One Month to Glastonbury

On June 27th 2011, Leftwing Idiot and Poppy came back from the Glastonbury Festival. I’d spent the weekend stuck in my old lair, unable to go up or down the stairs safely. My mobility had been deteriorating for much of that year but I’d been struggling on, trying to ignore the increasing difficulty I was having with getting about.

The weather that weekend had been beautiful and I remember vividly the frustration and crushing boredom I felt as I tried to find things to do in the only room I could use safely. I watched the coverage of Glastonbury, desperately wishing I could be there. But even getting to the bathroom was a major exercise, so the idea of managing in 900 acres of festival filled fields seemed impossible.

When Poppy and Leftwing Idiot got back I was ridiculously pleased to see them, and we went out for dinner. They helped me walk to the restaurant, but as I wrote that evening, I was acutely aware of the physical strain this was putting on them.

This realisation, and a discussion I had the following day, finally marked the start of me acknowledging what was happening and taking serious steps towards changing things.
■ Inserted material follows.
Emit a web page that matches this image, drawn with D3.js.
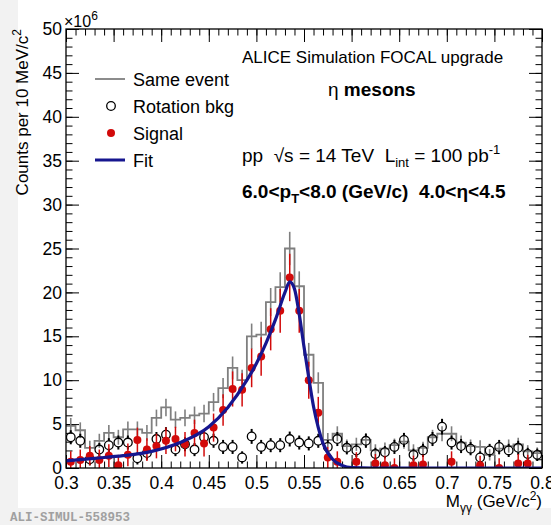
<!DOCTYPE html>
<html>
<head>
<meta charset="utf-8">
<script src="https://cdn.jsdelivr.net/npm/d3@7"></script>
<style>
body { margin: 0; background: #f2f2f2; }
text { font-family: "Liberation Sans", Arial, Helvetica, sans-serif; white-space: pre; }
</style>
</head>
<body>
<svg id="svg" width="551" height="525"></svg>
<script>
// bin lower edges, M_gg in GeV/c^2 (10 MeV bins)
var binLow = [0.30,0.31,0.32,0.33,0.34,0.35,0.36,0.37,0.38,0.39,
              0.40,0.41,0.42,0.43,0.44,0.45,0.46,0.47,0.48,0.49,
              0.50,0.51,0.52,0.53,0.54,0.55,0.56,0.57,0.58,0.59,
              0.60,0.61,0.62,0.63,0.64,0.65,0.66,0.67,0.68,0.69,
              0.70,0.71,0.72,0.73,0.74,0.75,0.76,0.77,0.78,0.79];

// counts x10^6
var sameEvent = [4.8,4.3,2.3,3.1,4.0,3.5,4.4,4.4,4.0,5.7,
                 6.9,5.5,5.7,6.0,6.2,7.5,9.1,11.4,10.0,15.0,
                 15.2,18.9,20.6,25.0,20.7,12.9,9.7,3.2,3.9,2.5,
                 2.7,3.2,2.0,2.2,2.6,3.0,2.0,2.3,3.5,3.9,
                 3.9,2.9,2.5,2.4,1.5,2.2,2.5,2.7,1.9,1.7];
var sameErr = [0.9,0.9,0.8,0.8,0.9,0.85,0.9,0.9,0.9,0.95,
               1.0,0.95,0.95,1.0,1.0,1.05,1.15,1.3,1.2,1.45,
               1.45,1.6,1.7,1.9,1.7,1.35,1.2,0.8,0.85,0.75,
               0.75,0.8,0.7,0.7,0.75,0.8,0.7,0.7,0.85,0.85,
               0.85,0.8,0.75,0.75,0.65,0.7,0.75,0.75,0.7,0.65];

var rotBkg = [3.5,3.1,1.0,2.1,2.6,2.9,2.9,1.1,1.7,3.3,
              3.8,2.1,2.7,2.1,3.5,3.1,2.4,2.4,1.2,3.6,
              2.4,2.6,2.6,3.3,2.9,2.8,3.1,2.4,3.3,2.3,
              2.0,3.1,1.6,1.8,2.4,3.2,1.5,2.0,3.3,4.7,
              2.9,2.5,2.2,1.2,2.0,2.4,2.0,2.3,1.6,1.5];
var rotErr = [0.8,0.8,0.7,0.75,0.8,0.8,0.8,0.7,0.75,0.8,
              0.85,0.75,0.8,0.75,0.8,0.8,0.8,0.8,0.7,0.85,
              0.8,0.8,0.8,0.85,0.8,0.8,0.8,0.8,0.8,0.75,
              0.75,0.8,0.7,0.7,0.8,0.8,0.7,0.75,0.8,0.9,
              0.8,0.8,0.75,0.7,0.75,0.8,0.75,0.8,0.7,0.7];

// null = below the axis, not shown
var signal = [0.7,0.9,1.4,0.9,1.4,0.3,1.5,3.2,2.1,2.5,
              3.1,3.3,2.7,4.0,2.8,4.6,6.6,9.0,8.9,11.4,
              12.7,15.8,17.9,21.7,17.9,10.0,6.3,1.2,0.7,null,
              0.7,null,0.5,0.3,0.0,null,0.3,0.4,null,null,
              0.7,null,null,0.3,null,0.0,null,0.5,0.5,null];
var sigErr = [1.2,1.2,1.1,1.2,1.3,1.2,1.3,1.4,1.3,1.4,
              1.5,1.4,1.4,1.5,1.5,1.6,1.8,2.0,1.9,2.2,
              2.2,2.4,2.5,2.7,2.5,2.1,1.8,1.2,1.2,1.1,
              1.1,1.2,1.1,1.1,1.1,1.2,1.1,1.1,1.2,1.3,
              1.2,1.2,1.1,1.1,1.0,1.1,1.1,1.1,1.0,1.0];

// fit curve
var fitX = [0.30,0.33,0.36,0.39,0.42,0.45,0.47,0.49,0.50,0.51,0.52,0.53,0.535,
            0.54,0.545,0.55,0.555,0.56,0.565,0.57,0.58,0.59,0.60,0.62,0.70,0.80];
var fitY = [0.8,1.1,1.4,1.9,2.9,4.7,6.9,10.0,11.9,14.2,16.9,20.0,21.2,
            20.4,17.5,13.8,10.3,7.0,4.6,2.8,1.0,0.3,0.05,0,0,0];

var xMajor = [0.3,0.35,0.4,0.45,0.5,0.55,0.6,0.65,0.7,0.75,0.8];
var yMajor = [0,5,10,15,20,25,30,35,40,45,50];

var legendNames = ["Same event", "Rotation bkg", "Signal", "Fit"];

var grey = "#7f7f7f", red = "#d20a0a", blue = "#16168f";

var svg = d3.select("#svg");
svg.append("rect").attr("x", 18).attr("y", 0).attr("width", 533).attr("height", 508).attr("fill", "white");

var x = d3.scaleLinear().domain([0.3, 0.8]).range([66, 542]);
var y = d3.scaleLinear().domain([0, 50]).range([468, 29]);

// axes, ticks pointing inwards like ROOT
function minorVals(a, b, step) {
    var out = [];
    for (var v = a; v <= b + 1e-9; v += step) out.push(+v.toFixed(3));
    return out;
}
var xMinor = minorVals(0.3, 0.8, 0.01);
var yMinor = minorVals(0, 50, 1);

function axis(fn, scale, minor, major, fmt, tx, ty) {
    var g = svg.append("g").attr("transform", "translate(" + tx + "," + ty + ")");
    g.append("g").call(fn(scale).tickValues(minor).tickSize(-6.5).tickFormat(""));
    var m = g.append("g").call(fn(scale).tickValues(major).tickSize(-13).tickPadding(fmt ? 9 : 0)
        .tickFormat(fmt || ""));
    g.selectAll(".domain").remove();
    g.selectAll("line").attr("stroke", "black").attr("stroke-width", 1);
    return m;
}
var xb = axis(d3.axisBottom, x, xMinor, xMajor, function(d) { return String(+d.toFixed(2)); }, 0, 468);
xb.selectAll("text").attr("font-size", 17.5).attr("fill", "black");
axis(d3.axisTop, x, xMinor, xMajor, null, 0, 29);
var yl = axis(d3.axisLeft, y, yMinor, yMajor, function(d) { return d; }, 66, 0);
yl.selectAll("text").attr("font-size", 17.5).attr("fill", "black").attr("dx", 5);
axis(d3.axisRight, y, yMinor, yMajor, null, 542, 0);

svg.append("defs").append("clipPath").attr("id", "clip")
    .append("rect").attr("x", 66).attr("y", 29).attr("width", 476).attr("height", 439);
var plot = svg.append("g").attr("clip-path", "url(#clip)");

// same event histogram
var steps = binLow.map(function(b, i) { return [b, sameEvent[i]]; });
steps.push([0.8, sameEvent[sameEvent.length - 1]]);
plot.append("path").datum(steps)
    .attr("d", d3.line().x(function(d) { return x(d[0]); }).y(function(d) { return y(d[1]); }).curve(d3.curveStepAfter))
    .attr("fill", "none").attr("stroke", grey).attr("stroke-width", 1.8);
plot.selectAll(".seerr").data(binLow).enter().append("line")
    .attr("x1", function(d) { return x(d + 0.005); }).attr("x2", function(d) { return x(d + 0.005); })
    .attr("y1", function(d, i) { return y(sameEvent[i] - sameErr[i]); })
    .attr("y2", function(d, i) { return y(sameEvent[i] + sameErr[i]); })
    .attr("stroke", grey).attr("stroke-width", 1.6);

// rotation background
var r = 4.3;
var rot = plot.selectAll(".rot").data(binLow).enter().append("g");
rot.append("line")
    .attr("x1", function(d) { return x(d + 0.005); }).attr("x2", function(d) { return x(d + 0.005); })
    .attr("y1", function(d, i) { return y(rotBkg[i] + rotErr[i]); })
    .attr("y2", function(d, i) { return y(rotBkg[i]) - r; })
    .attr("stroke", "black").attr("stroke-width", 2);
rot.append("line")
    .attr("x1", function(d) { return x(d + 0.005); }).attr("x2", function(d) { return x(d + 0.005); })
    .attr("y1", function(d, i) { return y(rotBkg[i]) + r; })
    .attr("y2", function(d, i) { return y(rotBkg[i] - rotErr[i]); })
    .attr("stroke", "black").attr("stroke-width", 2);
rot.append("circle")
    .attr("cx", function(d) { return x(d + 0.005); })
    .attr("cy", function(d, i) { return y(rotBkg[i]); })
    .attr("r", r).attr("fill", "none").attr("stroke", "black").attr("stroke-width", 1.3);

// signal
var sig = binLow.map(function(b, i) { return { m: b + 0.005, v: signal[i], e: sigErr[i] }; })
    .filter(function(d) { return d.v !== null; });
plot.selectAll(".sigerr").data(sig).enter().append("line")
    .attr("x1", function(d) { return x(d.m); }).attr("x2", function(d) { return x(d.m); })
    .attr("y1", function(d) { return y(d.v - d.e); }).attr("y2", function(d) { return y(d.v + d.e); })
    .attr("stroke", red).attr("stroke-width", 1.5);
plot.selectAll(".sig").data(sig).enter().append("circle")
    .attr("cx", function(d) { return x(d.m); }).attr("cy", function(d) { return y(d.v); })
    .attr("r", 4).attr("fill", red);

// fit
plot.append("path").datum(fitX.map(function(m, i) { return [m, fitY[i]]; }))
    .attr("d", d3.line().x(function(d) { return x(d[0]); }).y(function(d) { return y(d[1]); }).curve(d3.curveMonotoneX))
    .attr("fill", "none").attr("stroke", blue).attr("stroke-width", 3.2);

// frame
svg.append("rect").attr("x", 66).attr("y", 29).attr("width", 476).attr("height", 439)
    .attr("fill", "none").attr("stroke", "black").attr("stroke-width", 1.3);

// exponent
var ex = svg.append("text").attr("x", 64).attr("y", 27).attr("font-size", 16);
ex.append("tspan").text("\u00d710");
ex.append("tspan").attr("dy", -7).attr("font-size", 12).text("6");

// axis titles
var yt = svg.append("text").attr("transform", "translate(28,29) rotate(-90)")
    .attr("text-anchor", "end").attr("font-size", 17);
yt.append("tspan").text("Counts per 10 MeV/c");
yt.append("tspan").attr("dy", -7).attr("font-size", 12).text("2");

var xt = svg.append("text").attr("x", 542).attr("y", 507).attr("text-anchor", "end").attr("font-size", 17);
xt.append("tspan").text("M");
xt.append("tspan").attr("dy", 5).attr("font-size", 12).text("\u03b3\u03b3");
xt.append("tspan").attr("dy", -5).text(" (GeV/c");
xt.append("tspan").attr("dy", -7).attr("font-size", 12).text("2");
xt.append("tspan").attr("dy", 7).text(")");

// legend
var lg = svg.append("g");
var ly = [79, 106, 133, 160];
lg.append("line").attr("x1", 95).attr("x2", 125).attr("y1", ly[0]).attr("y2", ly[0]).attr("stroke", grey).attr("stroke-width", 1.8);
lg.append("circle").attr("cx", 111).attr("cy", ly[1]).attr("r", r).attr("fill", "none").attr("stroke", "black").attr("stroke-width", 1.3);
lg.append("circle").attr("cx", 111).attr("cy", ly[2]).attr("r", 4).attr("fill", red);
lg.append("line").attr("x1", 95).attr("x2", 125).attr("y1", ly[3]).attr("y2", ly[3]).attr("stroke", blue).attr("stroke-width", 3);
lg.selectAll(".lt").data(legendNames).enter().append("text")
    .attr("x", 133).attr("y", function(d, i) { return ly[i] + 6.5; })
    .attr("font-size", 18).text(function(d) { return d; });

// labels
svg.append("text").attr("x", 242).attr("y", 63).attr("font-size", 17).text("ALICE Simulation FOCAL upgrade");

var eta = svg.append("text").attr("x", 328).attr("y", 96).attr("font-size", 19);
eta.append("tspan").text("\u03b7 ");
eta.append("tspan").attr("font-weight", "bold").text("mesons");

var pp = svg.append("text").attr("x", 242).attr("y", 162).attr("font-size", 19);
pp.append("tspan").text("pp  \u221as = 14 TeV  L");
pp.append("tspan").attr("dy", 5).attr("font-size", 13).text("int");
pp.append("tspan").attr("dy", -5).text(" = 100 pb");
pp.append("tspan").attr("dy", -8).attr("font-size", 13).text("-1");

var kin = svg.append("text").attr("x", 242).attr("y", 198).attr("font-size", 19).attr("font-weight", "bold");
kin.append("tspan").text("6.0<p");
kin.append("tspan").attr("dy", 5).attr("font-size", 13).text("T");
kin.append("tspan").attr("dy", -5).text("<8.0 (GeV/c)  4.0<\u03b7<4.5");

// figure id
svg.append("text").attr("x", 10).attr("y", 521).attr("font-size", 12.5)
    .style("font-family", "'Liberation Mono', 'DejaVu Sans Mono', monospace").attr("font-weight", "bold")
    .attr("fill", "#a0a0a0").text("ALI-SIMUL-558953");
</script>
</body>
</html>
By the end of the year I’d moved to the castle, and started using a wheelchair. My life’s moved on radically since then, but my memory of that difficult weekend is still very vivid.

In a month’s time it’ll be Glastonbury again, but this year I won’t be watching it on TV – I’ll be there! In fact I’ll be performing with my old friend, Captain Hotknives. We’ll be doing an incredible six shows on the ‘Sensation Seekers Stage’, and I can’t wait.

Regardless of what the weather does I’m sure we’ll have an amazing time. Things are all set to go. I’ll have three fantastic support workers, my all terrain wheelchair, and a bell tent that I’m borrowing from work, so we’ll have lots of space to hang out in if it’s wet.

I’m sure everyone going to Glastonbury will be excited, but for me it has a special significance. It’s a testament to how far I’ve come since 2011. It’s not that my tics have changed much – if anything they’ve got more challenging. What’s really changed is my approach, and that, together with all the support I get, has meant that something that felt impossible is now possible.